16. Collateral consequences

In addition to any sentence imposed by the court, a conviction can have a number of independent consequences. This is why it is important to discuss the case with criminal defense attorneys before entering a plea or accepting a plea bargain.

On felony cases, these consequences can include, but are not limited to:

  • Loss of the right to vote.
  • Loss of the right to possess a firearm of any kind.
  • Loss of the right to associate with known criminals.
  • Registration as a sex offender.
  • Increased penalties for future criminal convictions.
  • Registration as a narcotics offender.

We have criminal defense attorneys in the Palkovitz Law Office Traffic Law Center in White Oak and downtown Pittsburgh who focus in criminal law and can fully explain the collateral consequences to you if you are convicted. Contact us for help with your criminal case.

17. Appeals

If convicted, our criminal defense attorneys or the defendant may file an appeal. The purpose of an appeal is to ensure that the trial court did not make any legal errors throughout the trial process. Appeals may result in the reversal of a defendant’s trial court conviction.

18. Parole

Parole is a conditional release from prison that entitles the defendant receiving it to serve the remainder of the term outside the prison, but technically the defendant will still be under the Department of Corrections.
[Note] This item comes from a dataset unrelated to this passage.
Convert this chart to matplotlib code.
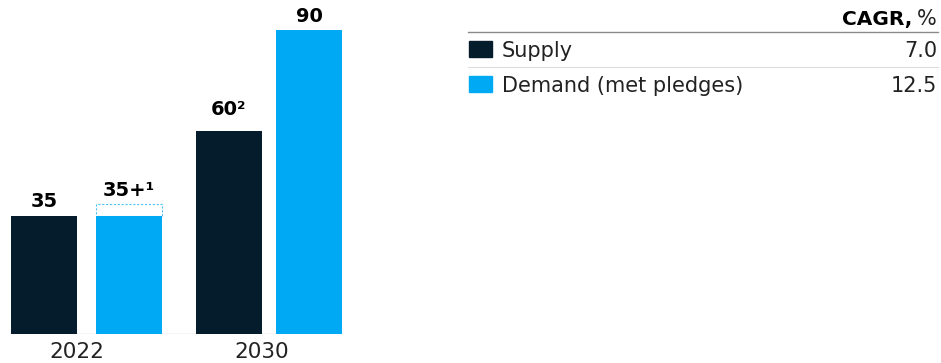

Typical conditions of parole can include:

  • Periodic meetings with parole officers.
  • Foregoing the possession of weapons and not associating with known criminals.

All legal matters have their own specific factual and legal circumstances that highly influence the result in each case. The same results will not necessarily be obtained in similar cases.

The criminal process may vary slightly depending on your charge and jurisdiction. Please ask your attorney to thoroughly explain the process.